▶ [TASK]
Print the listing from its top line through the line containing "from matplotlib.transforms import", nothing more, and leave out the pictures.

-- begin INFORMATION PROVIDED --

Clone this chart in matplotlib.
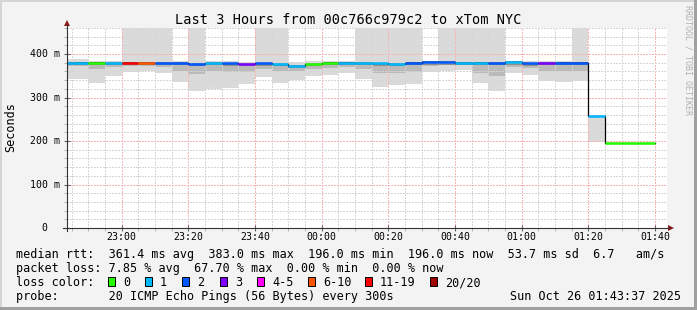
import matplotlib
matplotlib.use("Agg")
import numpy as np
import matplotlib.pyplot as plt
from matplotlib.patches import Rectangle, Polygon
from matplotlib.lines import Line2D
from matplotlib.ticker import MultipleLocator
from matplotlib.transforms import blended_transform_factory

W, H = 697, 310
MONO = "DejaVu Sans Mono"

# 5 minute steps (start time), values in ms
step_start = ["22:40", "22:45", "22:50", "22:55", "23:00", "23:05", "23:10", "23:15", "23:20",
              "23:25", "23:30", "23:35", "23:40", "23:45", "23:50", "23:55", "00:00", "00:05",
              "00:10", "00:15", "00:20", "00:25", "00:30", "00:35", "00:40", "00:45", "00:50",
              "00:55", "01:00", "01:05", "01:10", "01:15", "01:20", "01:25", "01:30", "01:35"]
median_ms = [380.5, 380.5, 380, 379.5, 380, 380, 379.5, 379.5, 378,
             379.5, 378.5, 377, 378.5, 377, 372, 378, 380.5, 380,
             379, 378.5, 377.5, 380, 381, 381, 380.5, 380, 379,
             381, 378.5, 379, 380, 380, 257, 196, 196, 196]
# index into loss_colors
loss_idx = [1, 1, 0, 1, 6, 5, 2, 2, 2,
            1, 2, 3, 2, 1, 1, 0, 0, 1,
            1, 1, 1, 2, 2, 2, 1, 1, 2,
            1, 2, 3, 2, 2, 1, 0, 0, 0]
smoke_lo = [342, 342, 333, 349, 359, 361, 357, 336, 315,
            320, 322, 332, 347, 333, 341, 349, 352, 357,
            343, 324, 329, 332, 359, 360, 364, 334, 315,
            357, 352, 339, 336, 339, 198, 196, 196, 196]
smoke_mid = [372, 372, 365, 370, 372, 373, 371, 362, 355,
             360, 358, 358, 365, 362, 360, 366, 368, 371,
             366, 356, 357, 358, 372, 374, 374, 357, 350,
             371, 368, 360, 362, 360, 257, 196, 196, 196]
# 460 = smoke runs off the top of the graph
smoke_hi = [389, 389, 384, 383, 460, 460, 460, 383, 460,
            383, 384, 382, 460, 460, 381, 383, 384, 385,
            460, 460, 460, 460, 383, 460, 460, 460, 460,
            385, 384, 383, 384, 460, 258, 196, 196, 196]

loss_labels = ["0", "1", "2", "3", "4-5", "6-10", "11-19", "20/20"]
loss_colors = ["#26ff00", "#00b8ff", "#0059ff", "#7e00ff", "#ff00ff", "#ff5500", "#ff0000", "#a10000"]

x_tick_labels = ["23:00", "23:20", "23:40", "00:00", "00:20", "00:40", "01:00", "01:20", "01:40"]
y_tick_values = [0, 100, 200, 300, 400]
y_tick_labels = ["0", "100 m", "200 m", "300 m", "400 m"]


def to_min(s):
    h, m = map(int, s.split(":"))
    if h >= 12:
        h -= 24
    return h * 60 + m


def fx(px):
    return px / W


def fy(py):
    return 1 - py / H


x = np.array([to_min(s) for s in step_start], dtype=float)
med = np.array(median_ms)
lo = np.array(smoke_lo)
mid = np.array(smoke_mid)
hi = np.array(smoke_hi)

fig = plt.figure(figsize=(W / 100, H / 100), dpi=100, facecolor="#f3f3f3")

# frame around the picture
fig.add_artist(Rectangle((0, fy(2)), 1, 2 / H, transform=fig.transFigure, color="#d4d4d4", lw=0))
fig.add_artist(Rectangle((0, 0), 2 / W, 1, transform=fig.transFigure, color="#d4d4d4", lw=0))
fig.add_artist(Rectangle((0, 0), 1, 3 / H, transform=fig.transFigure, color="#a0a0a0", lw=0))
fig.add_artist(Rectangle((fx(694), 0), 3 / W, 1, transform=fig.transFigure, color="#a0a0a0", lw=0))

ax = fig.add_axes([fx(67), fy(228), 600 / W, 200 / H])
ax.set_facecolor("white")
for sp in ax.spines.values():
    sp.set_visible(False)

# smoke
ax.bar(x, hi - lo, bottom=lo, width=5, align="edge", color="#dadada", lw=0, zorder=1)
m = mid < med
ax.bar(x[m], med[m] + 2 - mid[m], bottom=mid[m], width=5, align="edge", color="#bababa", lw=0, zorder=1.1)
ax.bar(x[m], np.full(m.sum(), 7.0), bottom=med[m] - 5, width=5, align="edge", color="#8e8e8e", lw=0, zorder=1.2)
ax.bar(x[m], np.full(m.sum(), 3.0), bottom=med[m] - 2, width=5, align="edge", color="#5a5a5a", lw=0, zorder=1.3)

# median line
ax.step(np.append(x, x[-1] + 5), np.append(med, med[-1]), where="post", color="#000000", lw=0.9, zorder=3)
ax.hlines(med, x, x + 5, colors=[loss_colors[i] for i in loss_idx], lw=1.8, zorder=4)

ax.set_xlim(to_min("22:43") + 37 / 60, to_min("01:43") + 37 / 60)
ax.set_ylim(0, 460)

ax.set_xticks([to_min(s) for s in x_tick_labels])
ax.set_xticklabels(x_tick_labels, fontsize=7.1, family=MONO)
ax.xaxis.set_minor_locator(MultipleLocator(5))
ax.set_yticks(y_tick_values)
ax.set_yticklabels([])
ax.yaxis.set_minor_locator(MultipleLocator(20))
ax.tick_params(axis="x", which="major", length=4, direction="inout", color="#666666", pad=1)
ax.tick_params(axis="x", which="minor", length=2, direction="out", color="#aaaaaa")
ax.tick_params(axis="y", which="major", length=4, direction="inout", color="#666666")
ax.tick_params(axis="y", which="minor", length=2, direction="out", color="#aaaaaa")

ax.set_axisbelow(False)
ax.grid(which="minor", color="#d6d6d6", linestyle=(0, (1, 1)), lw=1.0, antialiased=False)
ax.grid(which="major", color="#f6b4b4", linestyle=(0, (1, 1)), lw=1.0, antialiased=False)

tr = blended_transform_factory(ax.transAxes, ax.transData)
for v, s in zip(y_tick_values, y_tick_labels):
    xr = (60 - 67) / 600 if " " in s else (47 - 67) / 600
    ax.text(xr, v, s, transform=tr, ha="right", va="center", fontsize=7.1, family=MONO)

# axes with arrows
fig.add_artist(Line2D([fx(67), fx(67)], [fy(231), fy(25)], transform=fig.transFigure, color="#333333", lw=0.8))
fig.add_artist(Line2D([fx(63), fx(669)], [fy(228), fy(228)], transform=fig.transFigure, color="#333333", lw=0.8))
fig.add_artist(Polygon([[fx(64), fy(26)], [fx(70), fy(26)], [fx(67), fy(20)]], closed=True,
                       transform=fig.transFigure, color="#8b1a1a", lw=0))
fig.add_artist(Polygon([[fx(668), fy(225)], [fx(668), fy(231)], [fx(674), fy(228)]], closed=True,
                       transform=fig.transFigure, color="#8b1a1a", lw=0))

# titles
fig.text(fx(348.5), fy(24), "Last 3 Hours from 00c766c979c2 to xTom NYC", ha="center", va="baseline",
         fontsize=9.8, family=MONO)
fig.text(fx(11), fy(127), "Seconds", rotation=90, ha="center", va="center", fontsize=8.45, family=MONO)
fig.text(fx(688), fy(5), "RRDTOOL / TOBI OETIKER", rotation=270, ha="center", va="top", fontsize=6,
         family=MONO, color="#b0b0b0")

# legend
fs = 8.45
fig.text(fx(16), fy(258), "median rtt:  361.4 ms avg  383.0 ms max  196.0 ms min  196.0 ms now  53.7 ms sd  6.7   am/s",
         ha="left", va="baseline", fontsize=fs, family=MONO)
fig.text(fx(16), fy(272), "packet loss: 7.85 % avg  67.70 % max  0.00 % min  0.00 % now",
         ha="left", va="baseline", fontsize=fs, family=MONO)
fig.text(fx(16), fy(286), "loss color:", ha="left", va="baseline", fontsize=fs, family=MONO)
sq_x = [108, 145, 182, 220, 257, 308, 365, 430]
for px, lab, c in zip(sq_x, loss_labels, loss_colors):
    fig.add_artist(Rectangle((fx(px), fy(286)), 7 / W, 9 / H, transform=fig.transFigure,
                             facecolor=c, edgecolor="black", lw=0.7))
    fig.text(fx(px + 15), fy(286), lab, ha="left", va="baseline", fontsize=fs, family=MONO)
fig.text(fx(16), fy(300), "probe:       20 ICMP Echo Pings (56 Bytes) every 300s",
         ha="left", va="baseline", fontsize=fs, family=MONO)
fig.text(fx(681), fy(300), "Sun Oct 26 01:43:37 2025", ha="right", va="baseline", fontsize=fs, family=MONO)

fig.savefig("out.png", dpi=100, facecolor=fig.get_facecolor())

-- end INFORMATION PROVIDED --

▶ [RESULT OF THE TASK]
Clone this chart in matplotlib.
import matplotlib
matplotlib.use("Agg")
import numpy as np
import matplotlib.pyplot as plt
from matplotlib.patches import Rectangle, Polygon
from matplotlib.lines import Line2D
from matplotlib.ticker import MultipleLocator
from matplotlib.transforms import blended_transform_factory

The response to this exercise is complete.